In 1991, with the benefit of a decade of publicity on the incident and numerous new witness interviews, Kevin D. Randle and Donald R. Schmitt published UFO Crash at Roswell.[17] Here, new witnesses generally added more detail that tended to corroborate the account found in The Roswell Incident, such as more accounts of the unearthly qualities of the recovered debris, interviews with Col. Thomas Dubose suggesting a switch of material and cover-up had occurred, and new accounts of intimidation of witnesses like Mac Brazel. Marcel, in this book, had never posed with the actual debris, it was switched before the press saw any of it.

Timelines were slightly altered. The date that Brazel reported the debris and Marcel went to the ranch was said to be Sunday, July 6, not the next day as some of the original accounts suggested, and The Roswell Incident had left unclear. Additionally, Marcel and a unidentified counter-intelligence agent spent the night at the ranch, something not mentioned previously. They gathered material on the Monday, then Marcel dropped by his house on the way to the Roswell base in the early hours of Tuesday July 8.

Significant new details emerged, including accounts of a "gouge... that extended four or five hundred feet" at the ranch[17] (p.200) and descriptions of an elaborate cordon and recovery operation. (Several witnesses in The Roswell Incident described being turned back from the Foster ranch by armed MP's, but more extensive descriptions were lacking.)

The Barnett accounts were mentioned, though the dates and locations were changed from the accounts found in The Roswell Incident. In this new account, Brazel is described as leading the Army to a second crash site on the ranch, where the Army was "horrified to find civilians [including Barnett] there already."[17] (p.206)

New witness accounts added substantially to the reports of aliens and their recovery. Glenn Dennis had emerged as an important witness after calling the hotline when an episode of “Unsolved Mysteries” featured the Roswell incident in 1989. His descriptions of Roswell alien autopsies were the first to place alien corpses at the Roswell Army Air Base itself.[2]

No mention, except in passing, was made of the claim found in The Roswell Incident that the Roswell aliens and their craft were shipped to Edwards Air Force Base. The book established a chain of events with alien corpses seen at a crash site, their bodies shipped to the Roswell base as witnessed by Dennis, and then flown to Fort Worth and finally to Wright Field in Dayton, Ohio, the last known location of the bodies, accounts assembled in part from the testimony of Frank Kaufman and Capt. O. W. “Pappy” Henderson.

The book also introduced an account from General Arthur E. Exon, an officer stationed at the alleged final resting place of the recovered material. He claimed there was a shadowy group which he called the Unholy Thirteen who controlled and had access to whatever was recovered.[17] (p.231-234) He later said: [18]
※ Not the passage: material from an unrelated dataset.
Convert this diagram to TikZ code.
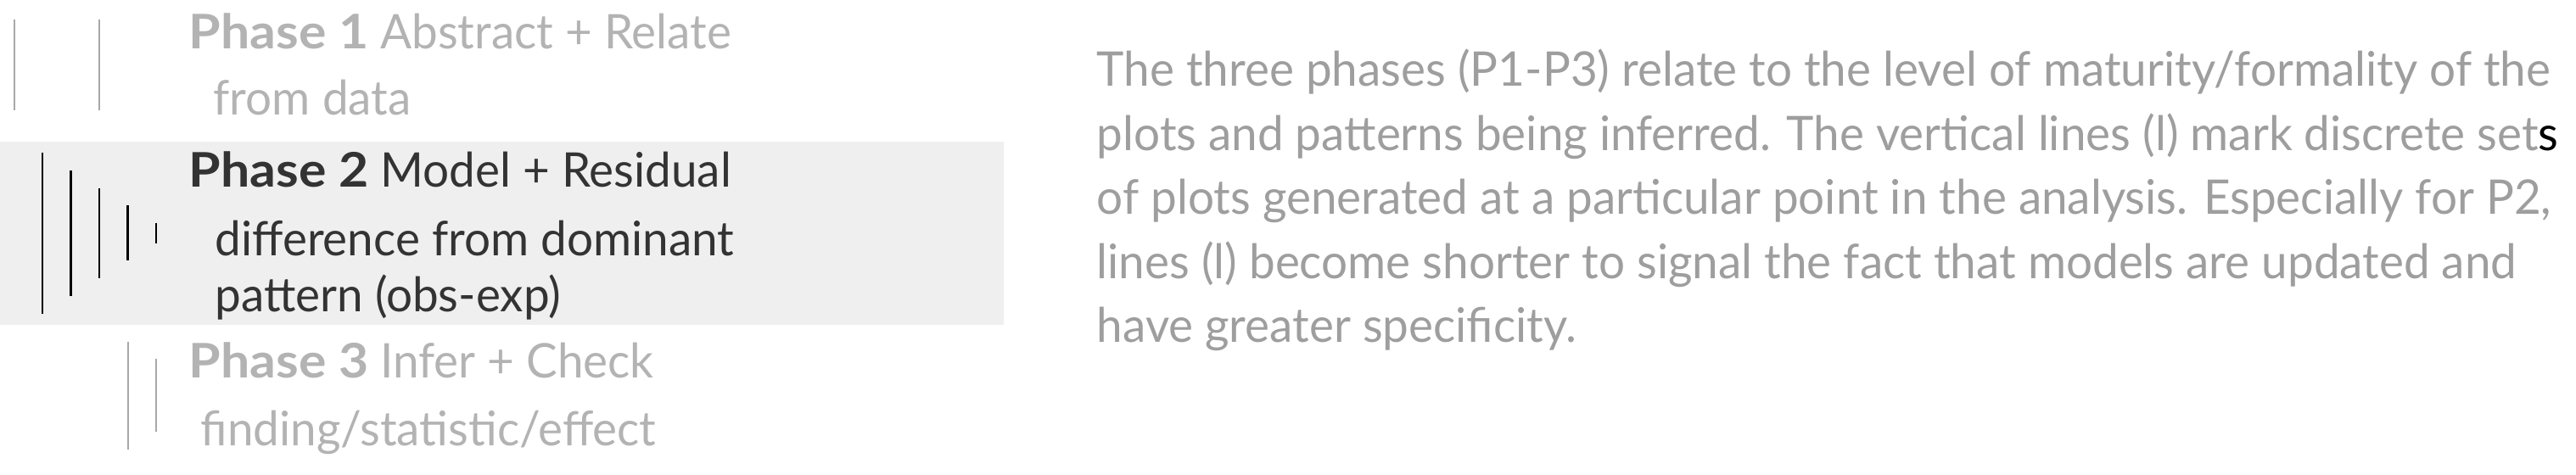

''Crash at Corona'' (1992)

Stanton Friedman’s 1992 book, Crash at Corona,[19] (written with Don Berliner) suggested a high-level cover-up of a UFO recovery, based on documents he obtained such as the “Majestic 12” ones. These documents were anonymously dropped off at a UFO researcher’s house in 1984 and purported to be 1952 briefing papers for incoming president Dwight Eisenhower describing a high-level government agency whose purpose was to investigate aliens recovered at Roswell and to keep such information hidden from public view. Friedman had done much of the research for The Roswell Incident with William Moore, and Crash at Corona built on that research. Corona is in the title instead of Roswell as it is geographically closer to the Foster ranch crash site.[19](p.ix)

The time-line is largely the same as previously, with Marcel and Cavitt visiting the ranch on Sunday, July 6. But the book says that Brazel was "taken into custody for about a week" and escorted into the offices of the Roswell Daily Record on July 10 where he gave an account he was told to give by the government.[19] (p.79-80)

A sign of the disputes between various researchers is on display as Friedman and Berliner move the Barnett account back to near Socorro and introduce a new eyewitness account of the site from Gerald Anderson who provided vivid descriptions of not only a downed alien craft but four aliens, at least one of whom was alive.[19](p.90-97) The authors note that UFO Crash at Roswell "without a solid basis" dismisses much of the evidence Crash at Corona is based upon,[19] (p.206) and that "a personality conflict between Anderson and Randle" meant that Friedman was the author who investigated his claim.[19] (p.89) The book, however, largely embraces the sequence of events from UFO Crash at Roswell where aliens are seen at the Roswell Army Air Field, based on the Dennis account, and then shipped off to Fort Worth and then Wright Field.

The book suggests as many as eight alien corpses were recovered from two crash sites: three dead and perhaps one alive from the Foster ranch, and three dead and one living from the Socorro site.[19] (p.129)

''The Truth about the UFO Crash at Roswell'' (1994)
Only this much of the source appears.